===== DATA BLOCK =====
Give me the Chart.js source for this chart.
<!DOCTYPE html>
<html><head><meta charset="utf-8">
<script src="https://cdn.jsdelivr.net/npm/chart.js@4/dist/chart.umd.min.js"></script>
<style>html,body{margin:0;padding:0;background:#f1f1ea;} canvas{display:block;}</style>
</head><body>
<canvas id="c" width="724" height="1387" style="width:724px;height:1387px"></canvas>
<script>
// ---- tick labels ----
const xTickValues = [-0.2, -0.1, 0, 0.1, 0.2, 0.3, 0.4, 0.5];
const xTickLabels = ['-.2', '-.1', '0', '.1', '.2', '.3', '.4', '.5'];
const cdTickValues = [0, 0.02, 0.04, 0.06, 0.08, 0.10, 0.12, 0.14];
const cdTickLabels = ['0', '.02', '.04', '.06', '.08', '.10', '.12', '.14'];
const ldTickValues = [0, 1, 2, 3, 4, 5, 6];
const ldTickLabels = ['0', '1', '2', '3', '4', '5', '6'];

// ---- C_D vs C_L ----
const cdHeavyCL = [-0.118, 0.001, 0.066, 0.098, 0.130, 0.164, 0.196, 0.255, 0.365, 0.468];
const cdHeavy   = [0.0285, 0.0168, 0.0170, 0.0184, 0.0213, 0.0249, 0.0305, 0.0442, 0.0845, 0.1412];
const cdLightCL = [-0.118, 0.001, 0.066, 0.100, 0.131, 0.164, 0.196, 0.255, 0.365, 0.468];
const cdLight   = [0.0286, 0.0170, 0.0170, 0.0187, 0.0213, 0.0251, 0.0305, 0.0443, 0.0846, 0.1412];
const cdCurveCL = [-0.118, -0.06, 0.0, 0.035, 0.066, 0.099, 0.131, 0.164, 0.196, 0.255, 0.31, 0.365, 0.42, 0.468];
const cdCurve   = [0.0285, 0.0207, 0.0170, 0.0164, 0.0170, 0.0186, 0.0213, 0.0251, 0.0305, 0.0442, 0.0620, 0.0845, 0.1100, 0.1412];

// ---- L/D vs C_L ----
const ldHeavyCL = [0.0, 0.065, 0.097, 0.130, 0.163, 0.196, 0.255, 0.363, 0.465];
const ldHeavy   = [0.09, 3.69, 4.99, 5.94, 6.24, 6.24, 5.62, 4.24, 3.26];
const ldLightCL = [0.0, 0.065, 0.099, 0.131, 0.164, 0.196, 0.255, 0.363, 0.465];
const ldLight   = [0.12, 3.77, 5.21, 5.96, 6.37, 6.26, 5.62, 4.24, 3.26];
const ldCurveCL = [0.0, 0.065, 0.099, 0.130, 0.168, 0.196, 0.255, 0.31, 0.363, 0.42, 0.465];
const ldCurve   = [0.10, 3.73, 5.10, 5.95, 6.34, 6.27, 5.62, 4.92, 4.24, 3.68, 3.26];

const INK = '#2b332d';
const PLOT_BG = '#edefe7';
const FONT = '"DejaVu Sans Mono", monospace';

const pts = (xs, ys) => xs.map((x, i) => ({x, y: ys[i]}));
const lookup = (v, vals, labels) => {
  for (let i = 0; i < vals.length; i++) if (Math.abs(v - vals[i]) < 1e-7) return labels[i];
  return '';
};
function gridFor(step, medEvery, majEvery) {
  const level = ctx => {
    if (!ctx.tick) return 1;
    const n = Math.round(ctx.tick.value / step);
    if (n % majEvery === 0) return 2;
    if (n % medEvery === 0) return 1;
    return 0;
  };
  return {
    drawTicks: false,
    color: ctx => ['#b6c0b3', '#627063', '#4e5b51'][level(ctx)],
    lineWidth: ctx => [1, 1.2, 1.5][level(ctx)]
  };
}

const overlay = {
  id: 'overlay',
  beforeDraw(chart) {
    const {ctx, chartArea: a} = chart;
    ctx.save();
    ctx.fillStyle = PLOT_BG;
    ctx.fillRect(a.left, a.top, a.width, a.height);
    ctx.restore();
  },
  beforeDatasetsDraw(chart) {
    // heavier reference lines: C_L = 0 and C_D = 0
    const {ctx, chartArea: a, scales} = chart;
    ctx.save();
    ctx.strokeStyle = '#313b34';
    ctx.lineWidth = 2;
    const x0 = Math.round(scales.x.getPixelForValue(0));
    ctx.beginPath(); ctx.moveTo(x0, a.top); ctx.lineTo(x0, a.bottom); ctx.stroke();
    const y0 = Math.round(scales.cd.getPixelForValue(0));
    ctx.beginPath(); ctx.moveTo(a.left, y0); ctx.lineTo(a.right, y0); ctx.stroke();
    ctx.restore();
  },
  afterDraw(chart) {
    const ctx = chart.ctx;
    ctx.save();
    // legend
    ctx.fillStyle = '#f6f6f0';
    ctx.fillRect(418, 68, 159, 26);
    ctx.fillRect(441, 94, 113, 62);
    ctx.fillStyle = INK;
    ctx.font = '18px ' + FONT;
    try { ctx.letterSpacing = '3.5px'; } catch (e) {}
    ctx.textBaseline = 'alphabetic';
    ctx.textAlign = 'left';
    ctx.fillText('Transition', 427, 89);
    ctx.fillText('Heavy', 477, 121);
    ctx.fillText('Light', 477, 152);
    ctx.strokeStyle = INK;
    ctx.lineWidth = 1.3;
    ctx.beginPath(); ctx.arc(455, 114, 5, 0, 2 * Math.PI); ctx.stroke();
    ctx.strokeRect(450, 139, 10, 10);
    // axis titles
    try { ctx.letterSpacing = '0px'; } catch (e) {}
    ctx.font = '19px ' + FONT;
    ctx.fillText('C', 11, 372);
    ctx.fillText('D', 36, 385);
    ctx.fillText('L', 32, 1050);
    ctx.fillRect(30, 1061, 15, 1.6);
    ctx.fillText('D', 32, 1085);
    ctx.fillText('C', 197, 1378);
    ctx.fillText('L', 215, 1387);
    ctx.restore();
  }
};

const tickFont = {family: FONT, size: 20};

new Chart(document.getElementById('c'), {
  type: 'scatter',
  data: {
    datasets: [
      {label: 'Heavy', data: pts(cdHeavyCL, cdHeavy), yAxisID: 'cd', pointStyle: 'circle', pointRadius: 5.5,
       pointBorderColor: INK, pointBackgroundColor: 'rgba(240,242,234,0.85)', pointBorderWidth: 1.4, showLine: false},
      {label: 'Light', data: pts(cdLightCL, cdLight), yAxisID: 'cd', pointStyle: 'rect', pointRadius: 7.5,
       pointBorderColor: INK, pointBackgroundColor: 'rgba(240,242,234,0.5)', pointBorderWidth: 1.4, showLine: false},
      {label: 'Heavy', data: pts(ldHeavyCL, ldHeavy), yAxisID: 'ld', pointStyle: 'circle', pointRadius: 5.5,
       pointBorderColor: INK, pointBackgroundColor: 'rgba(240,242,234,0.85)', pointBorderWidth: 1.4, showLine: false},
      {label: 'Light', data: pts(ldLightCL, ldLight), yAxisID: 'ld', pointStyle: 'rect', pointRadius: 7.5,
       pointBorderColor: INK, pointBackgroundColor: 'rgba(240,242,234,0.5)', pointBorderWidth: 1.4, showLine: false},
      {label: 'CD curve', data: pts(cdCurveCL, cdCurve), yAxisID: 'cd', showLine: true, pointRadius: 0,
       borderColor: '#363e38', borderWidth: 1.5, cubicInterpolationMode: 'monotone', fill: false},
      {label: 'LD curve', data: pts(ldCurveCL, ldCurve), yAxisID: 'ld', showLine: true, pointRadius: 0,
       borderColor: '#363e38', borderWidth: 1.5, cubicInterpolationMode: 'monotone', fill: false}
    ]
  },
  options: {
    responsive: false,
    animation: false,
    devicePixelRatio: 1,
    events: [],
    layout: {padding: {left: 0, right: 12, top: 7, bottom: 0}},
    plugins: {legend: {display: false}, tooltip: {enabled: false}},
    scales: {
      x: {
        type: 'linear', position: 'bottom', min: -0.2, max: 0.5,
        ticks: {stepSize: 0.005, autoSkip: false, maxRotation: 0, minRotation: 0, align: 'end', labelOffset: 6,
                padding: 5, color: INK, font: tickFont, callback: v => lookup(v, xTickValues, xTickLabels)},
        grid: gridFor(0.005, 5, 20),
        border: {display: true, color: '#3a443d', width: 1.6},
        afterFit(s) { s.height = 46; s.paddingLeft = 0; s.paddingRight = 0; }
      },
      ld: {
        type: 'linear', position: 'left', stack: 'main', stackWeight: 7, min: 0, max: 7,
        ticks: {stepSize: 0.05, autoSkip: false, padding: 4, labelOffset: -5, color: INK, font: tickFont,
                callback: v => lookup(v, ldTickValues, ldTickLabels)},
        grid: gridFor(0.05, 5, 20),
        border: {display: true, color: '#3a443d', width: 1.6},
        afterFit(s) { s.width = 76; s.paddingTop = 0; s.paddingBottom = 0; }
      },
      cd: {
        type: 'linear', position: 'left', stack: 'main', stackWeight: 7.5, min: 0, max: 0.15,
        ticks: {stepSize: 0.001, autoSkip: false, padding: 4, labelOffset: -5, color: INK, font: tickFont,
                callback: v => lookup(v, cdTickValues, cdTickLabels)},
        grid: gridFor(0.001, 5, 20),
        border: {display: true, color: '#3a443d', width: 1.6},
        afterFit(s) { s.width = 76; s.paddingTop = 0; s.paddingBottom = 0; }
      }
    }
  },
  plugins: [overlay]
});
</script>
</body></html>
=====
INSTRUCTIONS FOR THE TASK: Your task is to quote the lines above, beginning with the first and ending with the one that holds "const ldTickLabels = ['0', '1', '2', '3', '4', '5', '6'];".

TASK RESULT:
Give me the Chart.js source for this chart.
<!DOCTYPE html>
<html><head><meta charset="utf-8">
<script src="https://cdn.jsdelivr.net/npm/chart.js@4/dist/chart.umd.min.js"></script>
<style>html,body{margin:0;padding:0;background:#f1f1ea;} canvas{display:block;}</style>
</head><body>
<canvas id="c" width="724" height="1387" style="width:724px;height:1387px"></canvas>
<script>
// ---- tick labels ----
const xTickValues = [-0.2, -0.1, 0, 0.1, 0.2, 0.3, 0.4, 0.5];
const xTickLabels = ['-.2', '-.1', '0', '.1', '.2', '.3', '.4', '.5'];
const cdTickValues = [0, 0.02, 0.04, 0.06, 0.08, 0.10, 0.12, 0.14];
const cdTickLabels = ['0', '.02', '.04', '.06', '.08', '.10', '.12', '.14'];
const ldTickValues = [0, 1, 2, 3, 4, 5, 6];
const ldTickLabels = ['0', '1', '2', '3', '4', '5', '6'];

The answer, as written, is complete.